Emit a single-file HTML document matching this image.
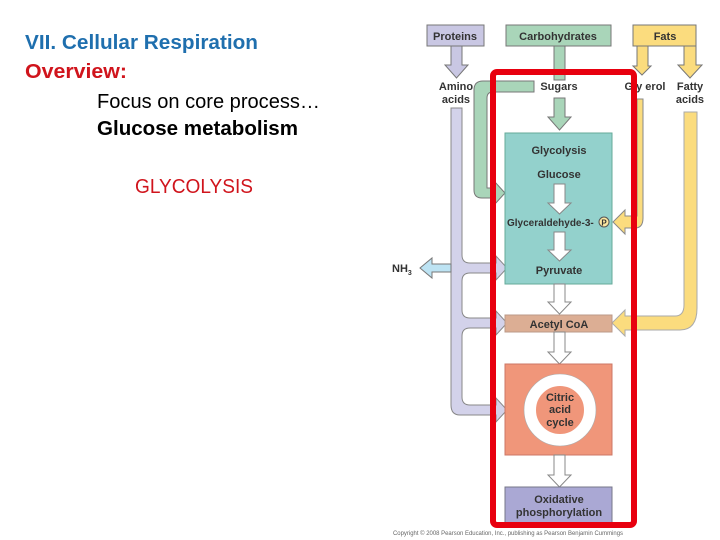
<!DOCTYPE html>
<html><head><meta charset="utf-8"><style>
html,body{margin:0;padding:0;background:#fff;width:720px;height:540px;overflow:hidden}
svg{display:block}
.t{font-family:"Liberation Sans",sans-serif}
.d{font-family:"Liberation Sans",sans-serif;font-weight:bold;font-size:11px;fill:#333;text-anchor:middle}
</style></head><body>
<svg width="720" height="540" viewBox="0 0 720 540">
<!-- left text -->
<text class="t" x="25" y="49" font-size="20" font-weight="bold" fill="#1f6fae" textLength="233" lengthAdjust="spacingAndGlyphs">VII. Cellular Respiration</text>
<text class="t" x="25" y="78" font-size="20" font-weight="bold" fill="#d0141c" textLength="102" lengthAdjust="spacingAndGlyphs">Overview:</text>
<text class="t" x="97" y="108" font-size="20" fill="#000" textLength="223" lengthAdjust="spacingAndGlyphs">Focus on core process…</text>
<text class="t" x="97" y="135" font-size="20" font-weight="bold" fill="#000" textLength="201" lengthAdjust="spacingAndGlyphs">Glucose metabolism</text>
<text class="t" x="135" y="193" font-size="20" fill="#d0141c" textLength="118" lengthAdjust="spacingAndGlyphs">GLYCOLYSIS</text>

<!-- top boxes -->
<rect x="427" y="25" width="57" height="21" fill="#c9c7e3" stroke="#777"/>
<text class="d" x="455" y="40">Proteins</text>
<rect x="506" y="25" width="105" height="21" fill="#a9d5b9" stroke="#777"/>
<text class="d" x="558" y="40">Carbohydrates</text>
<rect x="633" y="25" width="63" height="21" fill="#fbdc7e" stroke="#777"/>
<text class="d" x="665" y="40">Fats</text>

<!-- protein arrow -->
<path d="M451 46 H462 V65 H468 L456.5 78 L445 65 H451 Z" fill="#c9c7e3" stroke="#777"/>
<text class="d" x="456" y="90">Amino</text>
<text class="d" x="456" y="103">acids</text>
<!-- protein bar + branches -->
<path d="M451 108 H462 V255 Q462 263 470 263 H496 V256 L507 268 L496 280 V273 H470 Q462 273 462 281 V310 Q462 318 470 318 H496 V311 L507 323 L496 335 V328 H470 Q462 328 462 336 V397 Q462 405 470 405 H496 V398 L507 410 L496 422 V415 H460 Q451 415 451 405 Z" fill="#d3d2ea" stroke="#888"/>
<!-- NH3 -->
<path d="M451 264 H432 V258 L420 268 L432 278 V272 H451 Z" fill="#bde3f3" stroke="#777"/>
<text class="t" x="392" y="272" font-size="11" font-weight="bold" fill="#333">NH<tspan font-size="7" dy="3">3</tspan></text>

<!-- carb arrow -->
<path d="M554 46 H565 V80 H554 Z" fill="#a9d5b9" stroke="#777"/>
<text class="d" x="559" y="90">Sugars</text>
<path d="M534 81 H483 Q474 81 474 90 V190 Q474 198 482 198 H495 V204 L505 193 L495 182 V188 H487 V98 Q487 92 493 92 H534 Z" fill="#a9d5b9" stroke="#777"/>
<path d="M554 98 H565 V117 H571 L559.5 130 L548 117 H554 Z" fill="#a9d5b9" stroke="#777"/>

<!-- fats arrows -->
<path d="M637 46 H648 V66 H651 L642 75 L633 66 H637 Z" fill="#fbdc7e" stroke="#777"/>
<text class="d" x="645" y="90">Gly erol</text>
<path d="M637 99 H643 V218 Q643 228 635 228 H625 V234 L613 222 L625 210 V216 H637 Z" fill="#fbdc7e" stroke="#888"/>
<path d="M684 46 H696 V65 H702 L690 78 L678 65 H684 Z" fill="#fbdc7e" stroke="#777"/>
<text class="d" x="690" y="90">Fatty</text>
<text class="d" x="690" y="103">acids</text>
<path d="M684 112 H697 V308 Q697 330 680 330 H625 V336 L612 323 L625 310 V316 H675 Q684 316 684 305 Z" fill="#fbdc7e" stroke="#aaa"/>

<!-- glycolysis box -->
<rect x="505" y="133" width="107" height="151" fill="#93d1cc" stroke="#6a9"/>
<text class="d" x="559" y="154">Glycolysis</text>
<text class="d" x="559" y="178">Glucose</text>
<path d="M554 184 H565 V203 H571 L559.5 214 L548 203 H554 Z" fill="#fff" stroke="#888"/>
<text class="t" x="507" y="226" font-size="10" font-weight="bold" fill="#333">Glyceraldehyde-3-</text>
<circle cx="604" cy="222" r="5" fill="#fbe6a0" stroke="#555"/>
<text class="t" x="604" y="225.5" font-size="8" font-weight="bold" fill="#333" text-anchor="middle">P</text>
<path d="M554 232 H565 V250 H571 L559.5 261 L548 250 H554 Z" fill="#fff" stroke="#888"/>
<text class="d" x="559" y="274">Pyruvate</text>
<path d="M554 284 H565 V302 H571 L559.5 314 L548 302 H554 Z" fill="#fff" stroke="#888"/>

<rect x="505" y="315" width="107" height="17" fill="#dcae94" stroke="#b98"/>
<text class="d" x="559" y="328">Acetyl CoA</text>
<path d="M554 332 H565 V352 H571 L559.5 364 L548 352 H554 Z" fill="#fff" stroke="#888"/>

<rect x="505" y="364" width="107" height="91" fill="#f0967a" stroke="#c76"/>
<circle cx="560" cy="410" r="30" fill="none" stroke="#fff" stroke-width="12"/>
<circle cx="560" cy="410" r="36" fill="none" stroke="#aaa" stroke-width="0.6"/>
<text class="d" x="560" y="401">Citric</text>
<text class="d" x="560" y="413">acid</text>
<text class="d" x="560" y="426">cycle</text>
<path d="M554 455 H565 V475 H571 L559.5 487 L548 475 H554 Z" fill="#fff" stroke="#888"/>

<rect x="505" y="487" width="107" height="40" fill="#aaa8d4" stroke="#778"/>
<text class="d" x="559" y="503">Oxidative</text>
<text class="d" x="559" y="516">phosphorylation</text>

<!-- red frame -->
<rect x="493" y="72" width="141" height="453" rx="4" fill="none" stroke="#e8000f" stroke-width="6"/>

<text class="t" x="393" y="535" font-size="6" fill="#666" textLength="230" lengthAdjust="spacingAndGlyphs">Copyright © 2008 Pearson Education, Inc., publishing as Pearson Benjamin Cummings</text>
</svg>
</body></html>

◇ ◇ ◇ ◇

[Short exercise]:
Repeat the material above in full and unchanged, minus its images.

[Solution for this exercise]:
Emit a single-file HTML document matching this image.
<!DOCTYPE html>
<html><head><meta charset="utf-8"><style>
html,body{margin:0;padding:0;background:#fff;width:720px;height:540px;overflow:hidden}
svg{display:block}
.t{font-family:"Liberation Sans",sans-serif}
.d{font-family:"Liberation Sans",sans-serif;font-weight:bold;font-size:11px;fill:#333;text-anchor:middle}
</style></head><body>
<svg width="720" height="540" viewBox="0 0 720 540">
<!-- left text -->
<text class="t" x="25" y="49" font-size="20" font-weight="bold" fill="#1f6fae" textLength="233" lengthAdjust="spacingAndGlyphs">VII. Cellular Respiration</text>
<text class="t" x="25" y="78" font-size="20" font-weight="bold" fill="#d0141c" textLength="102" lengthAdjust="spacingAndGlyphs">Overview:</text>
<text class="t" x="97" y="108" font-size="20" fill="#000" textLength="223" lengthAdjust="spacingAndGlyphs">Focus on core process…</text>
<text class="t" x="97" y="135" font-size="20" font-weight="bold" fill="#000" textLength="201" lengthAdjust="spacingAndGlyphs">Glucose metabolism</text>
<text class="t" x="135" y="193" font-size="20" fill="#d0141c" textLength="118" lengthAdjust="spacingAndGlyphs">GLYCOLYSIS</text>

<!-- top boxes -->
<rect x="427" y="25" width="57" height="21" fill="#c9c7e3" stroke="#777"/>
<text class="d" x="455" y="40">Proteins</text>
<rect x="506" y="25" width="105" height="21" fill="#a9d5b9" stroke="#777"/>
<text class="d" x="558" y="40">Carbohydrates</text>
<rect x="633" y="25" width="63" height="21" fill="#fbdc7e" stroke="#777"/>
<text class="d" x="665" y="40">Fats</text>

<!-- protein arrow -->
<path d="M451 46 H462 V65 H468 L456.5 78 L445 65 H451 Z" fill="#c9c7e3" stroke="#777"/>
<text class="d" x="456" y="90">Amino</text>
<text class="d" x="456" y="103">acids</text>
<!-- protein bar + branches -->
<path d="M451 108 H462 V255 Q462 263 470 263 H496 V256 L507 268 L496 280 V273 H470 Q462 273 462 281 V310 Q462 318 470 318 H496 V311 L507 323 L496 335 V328 H470 Q462 328 462 336 V397 Q462 405 470 405 H496 V398 L507 410 L496 422 V415 H460 Q451 415 451 405 Z" fill="#d3d2ea" stroke="#888"/>
<!-- NH3 -->
<path d="M451 264 H432 V258 L420 268 L432 278 V272 H451 Z" fill="#bde3f3" stroke="#777"/>
<text class="t" x="392" y="272" font-size="11" font-weight="bold" fill="#333">NH<tspan font-size="7" dy="3">3</tspan></text>

<!-- carb arrow -->
<path d="M554 46 H565 V80 H554 Z" fill="#a9d5b9" stroke="#777"/>
<text class="d" x="559" y="90">Sugars</text>
<path d="M534 81 H483 Q474 81 474 90 V190 Q474 198 482 198 H495 V204 L505 193 L495 182 V188 H487 V98 Q487 92 493 92 H534 Z" fill="#a9d5b9" stroke="#777"/>
<path d="M554 98 H565 V117 H571 L559.5 130 L548 117 H554 Z" fill="#a9d5b9" stroke="#777"/>

<!-- fats arrows -->
<path d="M637 46 H648 V66 H651 L642 75 L633 66 H637 Z" fill="#fbdc7e" stroke="#777"/>
<text class="d" x="645" y="90">Gly erol</text>
<path d="M637 99 H643 V218 Q643 228 635 228 H625 V234 L613 222 L625 210 V216 H637 Z" fill="#fbdc7e" stroke="#888"/>
<path d="M684 46 H696 V65 H702 L690 78 L678 65 H684 Z" fill="#fbdc7e" stroke="#777"/>
<text class="d" x="690" y="90">Fatty</text>
<text class="d" x="690" y="103">acids</text>
<path d="M684 112 H697 V308 Q697 330 680 330 H625 V336 L612 323 L625 310 V316 H675 Q684 316 684 305 Z" fill="#fbdc7e" stroke="#aaa"/>

<!-- glycolysis box -->
<rect x="505" y="133" width="107" height="151" fill="#93d1cc" stroke="#6a9"/>
<text class="d" x="559" y="154">Glycolysis</text>
<text class="d" x="559" y="178">Glucose</text>
<path d="M554 184 H565 V203 H571 L559.5 214 L548 203 H554 Z" fill="#fff" stroke="#888"/>
<text class="t" x="507" y="226" font-size="10" font-weight="bold" fill="#333">Glyceraldehyde-3-</text>
<circle cx="604" cy="222" r="5" fill="#fbe6a0" stroke="#555"/>
<text class="t" x="604" y="225.5" font-size="8" font-weight="bold" fill="#333" text-anchor="middle">P</text>
<path d="M554 232 H565 V250 H571 L559.5 261 L548 250 H554 Z" fill="#fff" stroke="#888"/>
<text class="d" x="559" y="274">Pyruvate</text>
<path d="M554 284 H565 V302 H571 L559.5 314 L548 302 H554 Z" fill="#fff" stroke="#888"/>

<rect x="505" y="315" width="107" height="17" fill="#dcae94" stroke="#b98"/>
<text class="d" x="559" y="328">Acetyl CoA</text>
<path d="M554 332 H565 V352 H571 L559.5 364 L548 352 H554 Z" fill="#fff" stroke="#888"/>

<rect x="505" y="364" width="107" height="91" fill="#f0967a" stroke="#c76"/>
<circle cx="560" cy="410" r="30" fill="none" stroke="#fff" stroke-width="12"/>
<circle cx="560" cy="410" r="36" fill="none" stroke="#aaa" stroke-width="0.6"/>
<text class="d" x="560" y="401">Citric</text>
<text class="d" x="560" y="413">acid</text>
<text class="d" x="560" y="426">cycle</text>
<path d="M554 455 H565 V475 H571 L559.5 487 L548 475 H554 Z" fill="#fff" stroke="#888"/>

<rect x="505" y="487" width="107" height="40" fill="#aaa8d4" stroke="#778"/>
<text class="d" x="559" y="503">Oxidative</text>
<text class="d" x="559" y="516">phosphorylation</text>

<!-- red frame -->
<rect x="493" y="72" width="141" height="453" rx="4" fill="none" stroke="#e8000f" stroke-width="6"/>

<text class="t" x="393" y="535" font-size="6" fill="#666" textLength="230" lengthAdjust="spacingAndGlyphs">Copyright © 2008 Pearson Education, Inc., publishing as Pearson Benjamin Cummings</text>
</svg>
</body></html>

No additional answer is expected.